As mentioned the threshold value of CCFT is determined; this can be regarded as the maximum CCFT. If CCFT is plotted against pulse length (Ton), the value will increase (during the ballistic range) ) and reach a plateau. This is the CCFT threshold and so this can be determined by looking at the plateau value thereof with increasing pulse length. So to recap CCFT against pulse length (Ton) will go up and reach a plateau and the value at the plateau will be used as the threshold value. The CCFT threshold value can be regarded as a NCD threshold value as will be explained below.

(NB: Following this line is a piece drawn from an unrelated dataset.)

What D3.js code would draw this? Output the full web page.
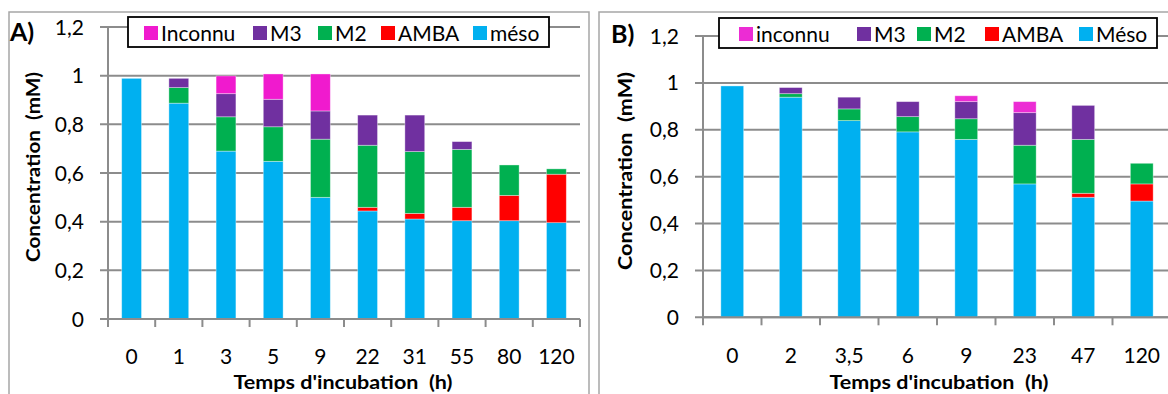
<!DOCTYPE html>
<html><head><meta charset="utf-8">
<script src="https://cdn.jsdelivr.net/npm/d3@7"></script>
<style>body{margin:0;background:#fff}svg{display:block}text{font-family:Lato,"Open Sans",sans-serif}</style>
</head><body><svg id="c" width="1168" height="394"></svg>
<script>
// Panel A data
const catsA = ["0","1","3","5","9","22","31","55","80","120"];
const mesoA    = [0.989,0.887,0.690,0.648,0.500,0.444,0.411,0.404,0.404,0.396];
const ambaA    = [0,0,0,0,0,0.015,0.023,0.055,0.104,0.199];
const m2A      = [0,0.064,0.141,0.142,0.239,0.255,0.254,0.238,0.125,0.022];
const m3A      = [0,0.038,0.095,0.113,0.116,0.124,0.150,0.032,0,0];
const inconnuA = [0,0,0.073,0.104,0.152,0,0,0,0,0];
const legendA  = ["Inconnu","M3","M2","AMBA","méso"];
// Panel B data
const catsB = ["0","2","3,5","6","9","23","47","120"];
const mesoB    = [0.987,0.939,0.839,0.791,0.759,0.569,0.512,0.496];
const ambaB    = [0,0,0,0,0,0,0.017,0.073];
const m2B      = [0,0.015,0.050,0.065,0.088,0.165,0.230,0.088];
const m3B      = [0,0.026,0.050,0.064,0.073,0.139,0.145,0];
const inconnuB = [0,0,0,0,0.025,0.047,0,0];
const legendB  = ["inconnu","M3","M2","AMBA","Méso"];
const yTicks = [0,0.2,0.4,0.6,0.8,1,1.2];
const xTitle = "Temps d'incubation\u00a0 (h)";
const yTitle = "Concentration\u00a0 (mM)";

const keys = ["meso","amba","m2","m3","inconnu"];
const svg = d3.select("#c");
const fmt = d => String(d).replace(".", ",");

function panel(o){
  const g = svg.append("g");
  g.append("rect").attr("x",o.frame[0]).attr("y",o.frame[1]).attr("width",o.frame[2]).attr("height",o.frame[3])
    .attr("fill","none").attr("stroke","#a6a6a6").attr("stroke-width",1.5);
  const x = d3.scaleBand().domain(o.cats).range([o.x0,o.x1]).paddingInner(o.pad).paddingOuter(o.pad/2);
  const y = d3.scaleLinear().domain([0,1.2]).range([o.y0,o.y1]);
  g.append("g").selectAll("line").data(yTicks).join("line")
    .attr("x1",o.x0-8).attr("x2",o.x1).attr("y1",d=>y(d)).attr("y2",d=>y(d))
    .attr("stroke","#8c8c8c").attr("stroke-width",2);
  g.append("g").selectAll("text").data(yTicks).join("text")
    .attr("x",o.x0-24).attr("y",d=>y(d)).attr("dy","0.36em").attr("text-anchor","end")
    .attr("font-size",21).attr("fill","#000").text(fmt);
  const rows = o.cats.map((c,i)=>({cat:c, meso:o.data[0][i], amba:o.data[1][i], m2:o.data[2][i], m3:o.data[3][i], inconnu:o.data[4][i]}));
  const stack = d3.stack().keys(keys)(rows);
  const colors = {meso:"#00b0f0",amba:"#ff0000",m2:"#00b050",m3:"#7030a0",inconnu:o.incColor};
  stack.forEach(layer=>{
    g.append("g").selectAll("rect").data(layer.filter(d=>d[1]-d[0]>0)).join("rect")
      .attr("x",d=>x(d.data.cat)).attr("width",x.bandwidth())
      .attr("y",d=>y(d[1])).attr("height",d=>y(d[0])-y(d[1]))
      .attr("fill",colors[layer.key]).attr("stroke","#ffffff").attr("stroke-opacity",0.45).attr("stroke-width",0.8);
  });
  const step = x.step();
  g.append("line").attr("x1",o.x0).attr("x2",o.x1).attr("y1",y(0)).attr("y2",y(0)).attr("stroke","#8c8c8c").attr("stroke-width",2);
  g.append("line").attr("x1",o.x0).attr("x2",o.x0).attr("y1",y(1.2)).attr("y2",y(0)).attr("stroke","#8c8c8c").attr("stroke-width",2);
  const tickPos = d3.range(o.cats.length+1).map(i=>o.x0+i*step);
  g.append("g").selectAll("line").data(tickPos).join("line")
    .attr("x1",d=>d).attr("x2",d=>d).attr("y1",y(0)).attr("y2",y(0)+8).attr("stroke","#8c8c8c").attr("stroke-width",2);
  g.append("g").selectAll("text").data(o.cats).join("text")
    .attr("x",d=>x(d)+x.bandwidth()/2).attr("y",o.labY).attr("text-anchor","middle")
    .attr("font-size",21).attr("fill","#000").text(d=>d);
  g.append("text").attr("x",o.xtX).attr("y",o.xtY).attr("text-anchor","middle").attr("font-weight","bold")
    .attr("font-size",18).attr("textLength",219).attr("lengthAdjust","spacingAndGlyphs").text(xTitle);
  g.append("text").attr("transform",`translate(${o.ytX},${o.ytY}) rotate(-90)`).attr("text-anchor","middle").attr("font-weight","bold")
    .attr("font-size",18).attr("textLength",o.ytLen).attr("lengthAdjust","spacingAndGlyphs").text(yTitle);
  g.append("text").attr("x",o.lab[0]).attr("y",o.lab[1]).attr("font-weight","bold").attr("font-size",25).text(o.label);
  g.append("rect").attr("x",o.leg[0]).attr("y",o.leg[1]).attr("width",o.leg[2]).attr("height",o.leg[3])
    .attr("fill","#fff").attr("stroke","#000").attr("stroke-width",1.8);
  const lc = [o.incColor,"#7030a0","#00b050","#ff0000","#00b0f0"];
  o.legNames.forEach((n,i)=>{
    g.append("rect").attr("x",o.legX[i]).attr("y",o.leg[1]+9).attr("width",14).attr("height",14).attr("fill",lc[i]);
    g.append("text").attr("x",o.legX[i]+17).attr("y",o.leg[1]+16).attr("dy","0.36em").attr("font-size",21).text(n);
  });
}

panel({cats:catsA, data:[mesoA,ambaA,m2A,m3A,inconnuA], x0:108, x1:580, y0:319, y1:27, pad:0.58,
  frame:[9,12,580,400], labY:364, xtX:343, xtY:389, ytX:40, ytY:167, ytLen:190, lab:[10,41], label:"A)",
  leg:[128,17,421,30], legX:[144,253,318,381,473], legNames:legendA, incColor:"#f01ace"});
panel({cats:catsB, data:[mesoB,ambaB,m2B,m3B,inconnuB], x0:703, x1:1171, y0:317.3, y1:36, pad:0.61,
  frame:[599,12,600,400], labY:363, xtX:939, xtY:389, ytX:632, ytY:171, ytLen:198, lab:[611,43], label:"B)",
  leg:[719,18,438,30], legX:[739,857,917,985,1079], legNames:legendB, incColor:"#ec2cd4"});
</script></body></html>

So to re-iterate, with respect to <FIG>, a line is drawn horizontally on the y-axis (the NCD axis at the CCFT threshold value) i.e. the threshold value of CCFT on the NCD axis and the at this intersect point with the plot on the x-axis is determined as the opening delay OD.

<FIG> shows further plots comparing the values of various parameters for ballistic and non-ballistic (full lift) operations of the fuel injector the reference numerals denote the activation pulse (in the case of full lift this is sufficient in length to operate out of ballistic mode) denotes the valve opening state signal denotes the needle signal and shows the needle lift state. This illustrates why OD = Ton + VCD + CCFT when NCD = CCFT (it is <FIG> that illustrates that). As CCFT cannot be measured in ballistic, the full lift CCFT is used. The NCD Threshold will be a value dependent on the full lift CCFT. NCD will be plotted function of (Ton + VCD + full lift CCFT). The full lift CCFT can be calculated as explained above as well as the valve closing time determined e.g. from a glitch in the voltage plot of the solenoid. CCFT = NFST - VCT, see <FIG>.

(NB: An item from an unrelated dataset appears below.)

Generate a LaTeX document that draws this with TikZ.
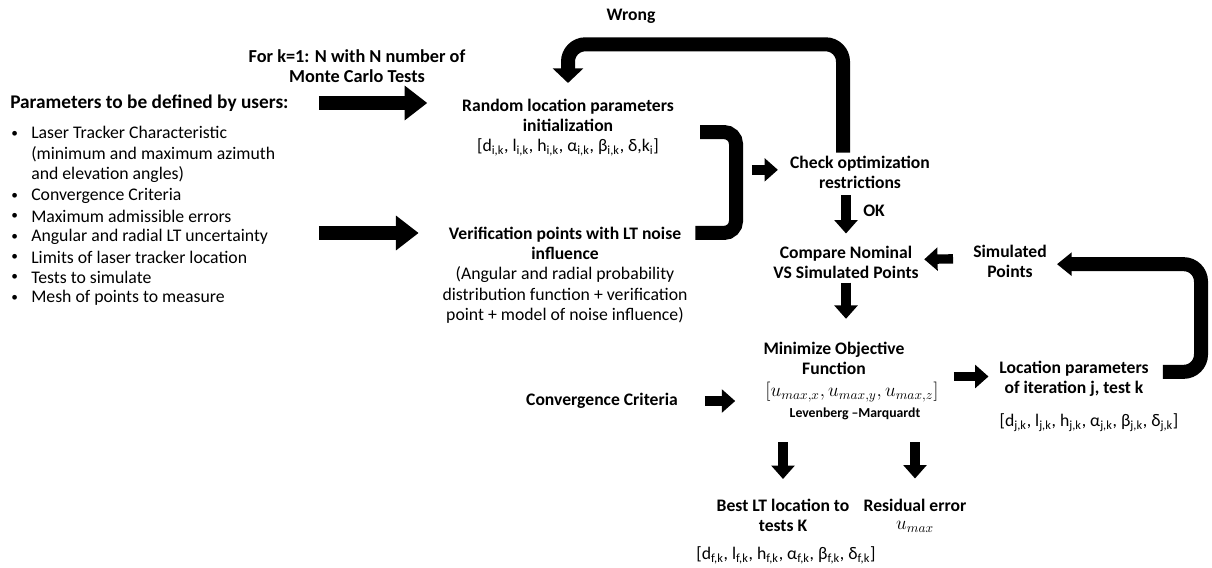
\documentclass[tikz,border=0pt]{standalone}
\usepackage{fontspec}
\setmainfont{Carlito}
\usetikzlibrary{arrows.meta}
\newcommand{\ix}[1]{\textsubscript{#1}}

\begin{document}
\begin{tikzpicture}[x=.75pt,y=-.75pt,font=\fontsize{13.3}{15.5}\selectfont,
  head/.style={font=\fontsize{13.2}{15}\selectfont\bfseries,align=center,inner sep=0pt},
  plain/.style={align=center,inner sep=0pt},
  item/.style={anchor=west,align=left,inner sep=0pt},
  fat/.style={line width=10.5pt,-{Triangle[width=25pt,length=17pt]}},
  slim/.style={line width=7pt,-{Triangle[width=17pt,length=10pt]}},
  bar/.style={line width=10.5pt,rounded corners=9pt},
  loopfat/.style={line width=10.5pt,rounded corners=13pt}]
\path[use as bounding box] (0,0) rectangle (1212,567);
% left column
\node[head,font=\fontsize{13.7}{15.5}\selectfont\bfseries] (fork) at (357,66) {For k=1: N with N number of\\Monte Carlo Tests};
\node[head,anchor=west,font=\fontsize{14.5}{15}\selectfont\bfseries] (users) at (10,103) {Parameters to be defined by users:};
\foreach \y [count=\i] in {134,196,216,237,257,277,298}
  \node[anchor=west,inner sep=0pt,font=\fontsize{10}{12}\selectfont] (dot\i) at (11,\y) {•};
\node[item] (b1) at (31,154.5) {Laser Tracker Characteristic\\(minimum and maximum azimuth\\and elevation angles)};
\foreach \y/\txt [count=\i from 2] in {196/Convergence Criteria,216/Maximum admissible errors,
  237/Angular and radial LT uncertainty,257/Limits of laser tracker location,
  277/Tests to simulate,298/Mesh of points to measure}
  \node[item] (b\i) at (31,\y) {\txt};
% middle column
\node[head] (wrong) at (631,16) {Wrong};
\node[head] (rand) at (568,115.5) {Random location parameters\\initialization};
\node[plain] (randv) at (568,147) {[d\ix{i,k}, l\ix{i,k}, h\ix{i,k}, α\ix{i,k}, β\ix{i,k}, δ,k\ix{i}]};
\node[head] (verif) at (565,243.5) {Verification points with LT noise\\influence};
\node[plain] (verifv) at (565,295) {(Angular and radial probability\\distribution function + verification\\point + model of noise influence)};
\node[head] (conv) at (602,401) {Convergence Criteria};
% right part
\node[head] (check) at (860,172.5) {Check optimization\\restrictions};
\node[head] (ok) at (874,211) {OK};
\node[head] (comp) at (846,262) {Compare Nominal\\VS Simulated Points};
\node[head] (sim) at (1010,261.5) {Simulated\\Points};
\node[head] (mini) at (834,358) {Minimize Objective\\Function};
\node[plain,font=\fontsize{14.5}{15}\selectfont] (minv) at (852,392) {$[u_{max,x}, u_{max,y}, u_{max,z}]$};
\node[plain,font=\fontsize{10.3}{12}\selectfont\bfseries] (lm) at (855,414) {Levenberg –Marquardt};
\node[head] (loc) at (1074,378.5) {Location parameters\\of iteration j, test k};
\node[plain] (locv) at (1089,423) {[d\ix{j,k}, l\ix{j,k}, h\ix{j,k}, α\ix{j,k}, β\ix{j,k}, δ\ix{j,k}]};
\node[head] (best) at (783,515.5) {Best LT location to\\tests K};
\node[plain] (bestv) at (786,555) {[d\ix{f,k}, l\ix{f,k}, h\ix{f,k}, α\ix{f,k}, β\ix{f,k}, δ\ix{f,k}]};
\node[head] (resid) at (915,505) {Residual error};
\node[plain,font=\fontsize{14.5}{15}\selectfont] (residv) at (915,527) {$u_{max}$};
% connectors
\draw[fat] ([xshift=22.5pt]users.east) -- ([xshift=-26pt]users.east -| rand.west);
\draw[fat] ([xshift=22.5pt,yshift=3pt]b4.east -| users.east) -- ([xshift=-22.5pt,yshift=3pt]b4.east -| verif.west);
\draw[bar] ([xshift=19.5pt,yshift=-12.4pt]rand.east) -| ([xshift=41pt,yshift=7.9pt]verif.east)
  -- ([xshift=10.5pt,yshift=7.9pt]verif.east);
\draw[slim] ([xshift=-28.5pt,yshift=2pt]check.west) -- ([xshift=-9pt,yshift=2pt]check.west);
\draw[loopfat,-{Triangle[width=22.5pt,length=11pt]}] ([xshift=-12.75pt,yshift=2.5pt]check.north)
  |- ([yshift=41pt]rand.north) -- ([yshift=12pt]rand.north);
\draw[slim] ([yshift=-4.5pt]check.south -| comp.north) -- ([yshift=9pt]comp.north);
\draw[slim] ([xshift=-15pt,yshift=2pt]sim.west) -- ([xshift=4pt,yshift=2pt]comp.east);
\draw[loopfat,-{Triangle[width=17pt,length=11pt]}] ([xshift=10.5pt,yshift=5pt]loc.east)
  -| ([xshift=115.5pt,yshift=-2pt]sim.east) -- ([xshift=7.5pt,yshift=-2pt]sim.east);
\draw[slim] ([yshift=-3pt]comp.south) -- ([yshift=17pt]comp.south |- mini.north);
\draw[slim] ([xshift=20pt]conv.east) -- ([xshift=-22.5pt]conv.east -| minv.west);
\draw[slim] ([xshift=-34pt,yshift=1.5pt]loc.west) -- ([xshift=-8pt,yshift=1.5pt]loc.west);
\draw[slim] ([yshift=-16.5pt]lm.south -| best.north) -- ([yshift=15pt]best.north);
\draw[slim] ([yshift=-16.5pt]lm.south -| resid.north) -- ([yshift=15pt]resid.north);
\end{tikzpicture}
\end{document}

In the above an estimate of the OD is determined. However in order to provide more accurate result, this initial estimate is refined to provide a more accurate estimate. This refined methodology will be explained with reference to <FIG>. If we refer to the initial estimate as a "pseudo" OD of the injector under test such (Pseudo ODinjx), this will be higher than the real OD (ODinjx) because the NCD Threshold used (full lift CCFT) is higher than the CCFT corresponding to very small quantity (typically <NUM>/stroke) Furthermore the data on NCD = (Ton + VCD + CCFT) is not available at low values. The curve <NUM> in <FIG> is that obtained from the above methodology and is the same as in <FIG>. Thus the data or portion of the curve shown dotted of plot <NUM> in <FIG> is usually unavailable.

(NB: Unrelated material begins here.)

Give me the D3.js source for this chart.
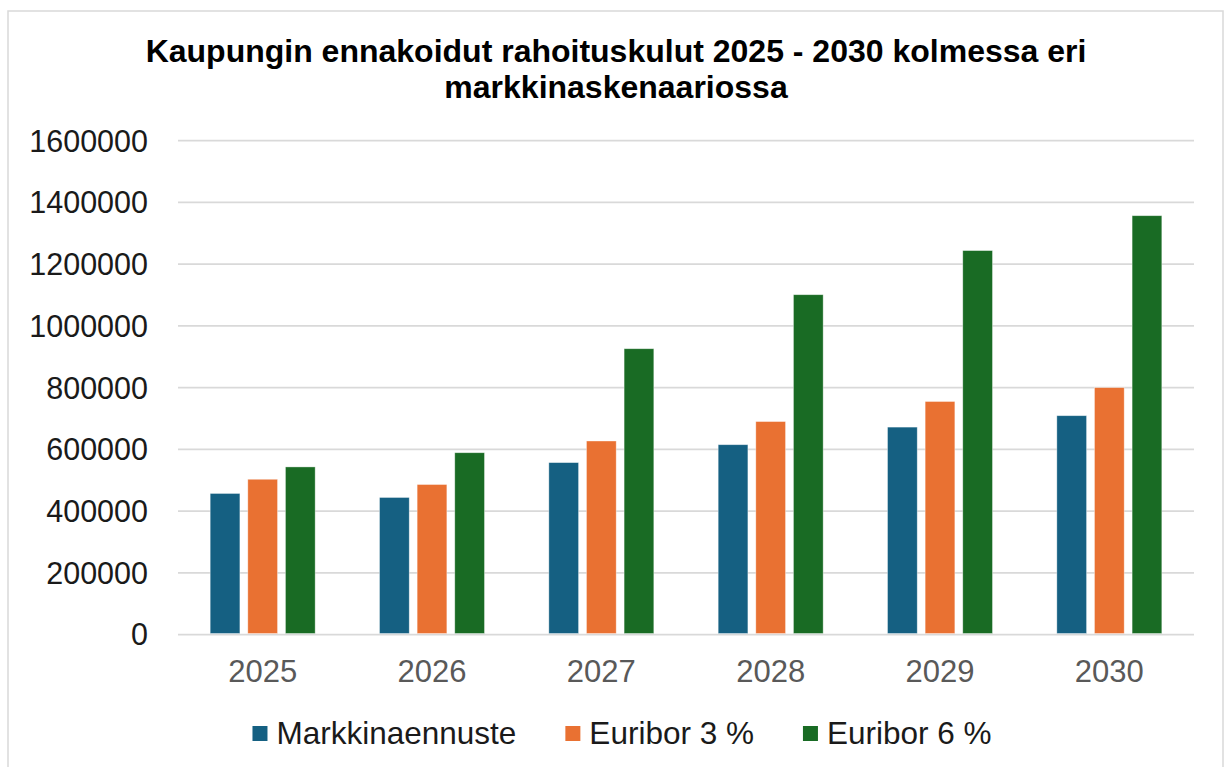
<!DOCTYPE html>
<html lang="fi">
<head>
  <meta charset="UTF-8">
  <title>Kaupungin ennakoidut rahoituskulut</title>
  <script src="https://d3js.org/d3.v7.min.js"></script>
  <style>
    body { margin: 0; background: #fff; }
    svg { font-family: "Liberation Sans", Arial, sans-serif; }
  </style>
</head>
<body>
  <div id="chart"></div>

  <script>
    // Data
    const years = ["2025", "2026", "2027", "2028", "2029", "2030"];
    const seriesNames = ["Markkinaennuste", "Euribor 3 %", "Euribor 6 %"];
    const markkinaennuste = [457000, 444000, 557000, 615000, 672000, 709000];
    const euribor3 = [503000, 486000, 627000, 690000, 755000, 800000];
    const euribor6 = [543000, 589000, 926000, 1101000, 1244000, 1357000];
    const yTicks = [0, 200000, 400000, 600000, 800000, 1000000, 1200000, 1400000, 1600000];
    const colors = ["#156082", "#e97132", "#196b24"];

    const width = 1229;
    const height = 767;
    const margin = { left: 178, right: 35, top: 140.7, bottom: 132.5 };

    const svg = d3.select("#chart")
      .append("svg")
      .attr("width", width)
      .attr("height", height);

    // chart frame
    svg.append("rect")
      .attr("x", 8).attr("y", 11)
      .attr("width", 1215).attr("height", 770)
      .attr("fill", "#fff")
      .attr("stroke", "#d9d9d9")
      .attr("stroke-width", 1.5);

    // title
    const title = svg.append("text")
      .attr("text-anchor", "middle")
      .attr("font-weight", "bold")
      .attr("font-size", 32)
      .attr("fill", "#000");
    title.append("tspan").attr("x", 616).attr("y", 62)
      .text("Kaupungin ennakoidut rahoituskulut 2025 - 2030 kolmessa eri");
    title.append("tspan").attr("x", 616).attr("y", 98)
      .text("markkinaskenaariossa");

    const x0 = d3.scaleBand()
      .domain(years)
      .range([margin.left, width - margin.right])
      .paddingInner(0.38)
      .paddingOuter(0.19);

    const x1 = d3.scaleBand()
      .domain(seriesNames)
      .range([0, x0.bandwidth()])
      .paddingInner(0.21);

    const y = d3.scaleLinear()
      .domain([0, 1600000])
      .range([height - margin.bottom, margin.top]);

    // gridlines
    svg.append("g")
      .selectAll("line")
      .data(yTicks)
      .join("line")
      .attr("x1", margin.left)
      .attr("x2", width - margin.right)
      .attr("y1", d => y(d))
      .attr("y2", d => y(d))
      .attr("stroke", "#d9d9d9")
      .attr("stroke-width", 1.75);

    // y labels
    svg.append("g")
      .selectAll("text")
      .data(yTicks)
      .join("text")
      .attr("x", 148)
      .attr("y", d => y(d))
      .attr("dy", "0.36em")
      .attr("text-anchor", "end")
      .attr("font-size", 30.5)
      .attr("fill", "#1a1a1a")
      .text(d => d);

    // bars
    const table = years.map((yr, i) => ({
      year: yr,
      values: [markkinaennuste[i], euribor3[i], euribor6[i]]
    }));

    const groups = svg.append("g")
      .selectAll("g")
      .data(table)
      .join("g")
      .attr("transform", d => `translate(${x0(d.year)},0)`);

    groups.selectAll("rect")
      .data(d => d.values.map((v, j) => ({ name: seriesNames[j], value: v, j })))
      .join("rect")
      .attr("x", d => x1(d.name))
      .attr("y", d => y(d.value))
      .attr("width", x1.bandwidth())
      .attr("height", d => y(0) - 1 - y(d.value))
      .attr("fill", d => colors[d.j])
      .attr("stroke", "#fff")
      .attr("stroke-opacity", 0.5)
      .attr("stroke-width", 0.75);

    // x labels
    svg.append("g")
      .selectAll("text")
      .data(years)
      .join("text")
      .attr("x", d => x0(d) + x0.bandwidth() / 2)
      .attr("y", 682)
      .attr("text-anchor", "middle")
      .attr("font-size", 31)
      .attr("fill", "#595959")
      .text(d => d);

    // legend
    const legend = svg.append("g");
    let lx = 0;
    seriesNames.forEach((name, i) => {
      const item = legend.append("g").attr("transform", `translate(${lx},0)`);
      item.append("rect")
        .attr("x", 0).attr("y", 726)
        .attr("width", 15).attr("height", 15)
        .attr("fill", colors[i]);
      const t = item.append("text")
        .attr("x", 24).attr("y", 744)
        .attr("font-size", 31.5)
        .attr("fill", "#1a1a1a")
        .text(name);
      lx += 24 + t.node().getComputedTextLength() + 49;
    });
    const legendWidth = lx - 49;
    legend.attr("transform", `translate(${622 - legendWidth / 2},0)`);
  </script>
</body>
</html>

In a refined embodiment there is provided a stored map of NCD against Ton+VCD+CCFT for an ideal i.e. reference injector. This stored (ref injector OD) reference map can be provided from data recorded on hydraulic rig /from an injection rate measurement device, and can be stored on an ECU. <FIG> shows a graph/plot of (Ton + VCD + CCFT) <NUM> plotted against NCD for an ideal/reference injector, along with the plot <NUM> for the injector under test as obtained by the above described method, and shows that determined for the above methodology, the plot for the test injector Injx <NUM> should be generally parallel to the curve for the reference injector of InjRef. <NUM>. It is again to be noted that data regarding the test injector is not available at low levels. Thus the intersection of the test plot with the X-axis never appears because even for very small quantity, NCD is not null (it is very small but not null), it corresponds to the CCFT value for small quantity. This delay depends on the hydraulic behaviour of the injector. However this data is usually available. The following method steps are then taken:.

So in summary the real OD of the reference injector will be stored as a calibration in the ECU, it will be called ODRef_map. The pseudo OD of the reference injector will also be stored as a calibration dependent on the level of NCD for test injector, it will be called Pseudo_ODRef_map. The difference between (pseudo)ODinjx and pseudo_ODref_map will be added to the ODRef_map to have the estimated OD of the injx.

Claim 1:
A method, carried out in an ECU (<NUM>), for determining the needle opening delay ODinjx of a solenoid actuated fuel injector (<NUM>) thereof, said fuel injector including a solenoid actuated valve (<NUM>) adapted to actuate a needle valve, said needle valve comprising a needle adapted to move from an closed state to an open state and to a closed state during an operational cycle of said injector, said needle opening delay being the time between when an activation pulse is sent and when the needle starts to move, comprising the following steps:
a) providing, for a series of test injection cycles, respective solenoid actuator drive pulse duration information Ton; for each test injection cycle, performing the following b) to g):
b) determining, the closing time of the solenoid actuated valve VCT;
c) determining, the needle closing time NCT;
d) determining, the needle falling start time NFST;
e) determining a Control Chamber filling Time CCFT value from the values determined from step d) and step b), where CCFT = NFST - VCT;
f) determining, a needle closing delay NCD from the values at steps b) and c), where NCD = NCT -VCT;
g) determining a Valve Closing Delay VCD; said Valve Closing Delay being the time between the end of the drive pulse and the valve closing time;
h) providing a test plot by plotting the value of needle closing delay NCD for each cycle against the respective sum of the values of (i) drive pulse duration information Ton, (ii) Valve Closing Delay VCD, and (iii) Control Chamber filling Time CCFT;
i) determining a threshold value of CCFT, being the maximum value of CCFT obtainablethrough the use of the series of test injection cycles with different respective drive pulse duration information Ton;
j) from the determined plot, determining the value of said sum at the intersect of said plot of the CCFT threshold on the NCD axis;
k) determining the opening delay ODinjx as the determined sum value at the intersect.